I don't usually give drawing lessons, since most of the time I'm still too busy trying to figure the whole process out for myself. You can't teach what you don't know, and in spite of thirty years of evidence to the contrary, I don’t know much.
Take animals, f'rinstance. I do my best to keep them out of my drawings entirely. All those wavy lines that change whenever a critter gets the notion to move a sliver of an inch, the bones and muscles underneath that insist on wiggling and shifting and changing shape, they confuse me. And faces – just forget it. (I don't do faces. God made portrait artists specifically to relieve me of that burden.)
Give me something with measurable shapes and hard edges to draw, and I'm much happier.
|White Buffalo Wing|
I’ll admit this was cheating, since drawing a wing is actually more artist-friendly than one might expect.
Connected to a live bird, somewhere up in the air, a wing might have the tendency to move around a good bit. Frozen on the page, though, it’s really more like a round-edged machine, built in layers, and limited in its ability to fluster the person who is trying like the dickens to render its repetitive lines and curves and shadows. With a little practice, the artist is able to see that one feather is pretty much like another (learn to draw one and you can draw a hundred); lay them down according to a predictable pattern, and a wing is what you get.
Not so the animals of the mammalian variety, with their fur of varying thicknesses and lengths, along with legs and bodies and necks and noses and heads and ears and tails suffering the same capricious qualities. We can tell a dog from a cat from a squirrel by sight, but just try and communicate that to the pencil point you’re sending across the page to capture one of these creatures in simple lines. Not so easy, is it? A few brisk strokes, and your cat soon looks like a squirrel, with a dog’s head.
If you're lucky, you can find something mechanical, like a pigeon’s wing – that’s already shaped like the buffalo you’re trying to draw. Then half of the work is done before you even start, and the hard half at that. I do that sort of thing as often as I can.
If you’re not so lucky, and are tasked with drawing a bunch of cats, for example, you wind up studying a lot of animal pictures, and wasting a lot of time generating reams of redundant sketches, trying to figure out what makes a cat a cat, and not a ferret or a hamster. (Forget about studying the cat you have at home. The minute she sees you drawing, your pencil point becomes the most interesting thing in the room, and your cause is lost.)
Such was the case a decade ago when I designed the Tiger Swallowtail – an imaginary butterfly made out of tigers.
Photographs were studied. Sketches were drawn. By force of will and dogged (sic) persistence, that design was eventually rendered successfully. Unfortunately, nothing of a permanent artistic nature appears to have been acquired by the artist in the process.
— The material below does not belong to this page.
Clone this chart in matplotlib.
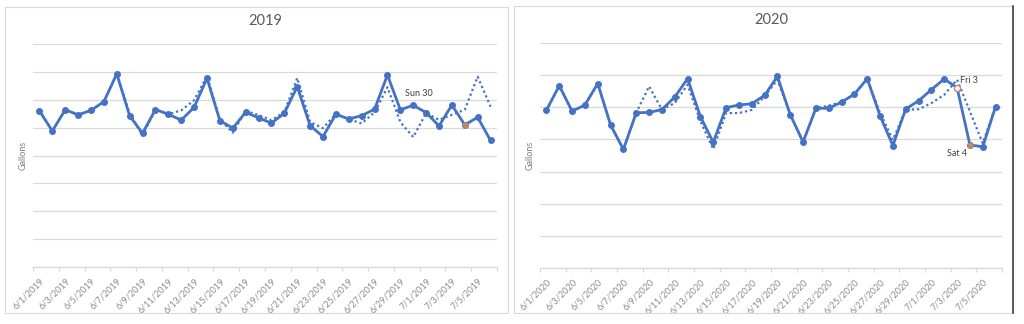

Thus my latest project demands that history, since it was not learned from, must be repeated. This time I have tasked myself with creating a drawing of a human brain made out of cats, the proverbial Cat Scan. I had no choice. The pun is too rich to pass up – especially when one x-ray slice of cranium looks very much like a roaring… or yawning… lion.
As its name implies, this drawing demands nothing less than the rendering of some three dozen feline figures, obnoxiously cavorting about in every conceivable kitty configuration, in order to approximate the various bumps and curves and fissures that make up a cross-section of the brain. (Can't see them in there? Neither could I, at first.)
|Cat Scan, (WIP) © 2015|
No, I do not feel up to the task, nor have I for the several years that I have repeatedly attempted, and subsequently abandoned, this particular drawing, only to return again to test my patience and ability. Now, by leaning heavily on the assurance that practice does make perfect, and applying the same canine determination employed to complete the tiger drawing, I’m finally beginning to see some progress on my kitty-cat brain picture. In the process, I’ve uncovered a few basic concepts that have consistently helped me to keep my finicky cats from going to the dogs.
Some of these lessons, it turns out, are pretty darned simple. They may even be dependable enough to be called rules by people who find comfort in useful, predictable, reliable, and reproducible concepts. I’ll share just a couple of them here:
1. In profile, dogs and cats differ mainly by the length and position of the snout. If the head and ears are the same (think tabby and Chihuahua), a cat’s short nose emerges from a low brow, well above the center of the face, and curves back abruptly to form the jowl.
By comparison the dog has a more pronounced brow ridge, and a longer snout that drapes lower in its sweep back to the head and neck.
2. From the front view, dog & cat faces are very similar, with one notable difference. The curve of the cat’s eyebrow and upper eyelid follows an unbroken line along the side of the short snout, until it blends seamlessly with the outer edge of the nose.
The dog’s eye lines deviate from this pattern, turning off the direct the path to the nose, instead forming an hourglass shape as they fall to either side of the snout.
These observations may appear to be as silly as they are superficial, but they have been extremely helpful in keeping my felines from becoming canines. Preventing these cats from becoming ferrets or foxes or squirrels will surely require the guidance of other, similar rules, useful guidelines which I sincerely hope to discover before this project is complete.
When and if they make themselves known, I'll be sure to pass them along.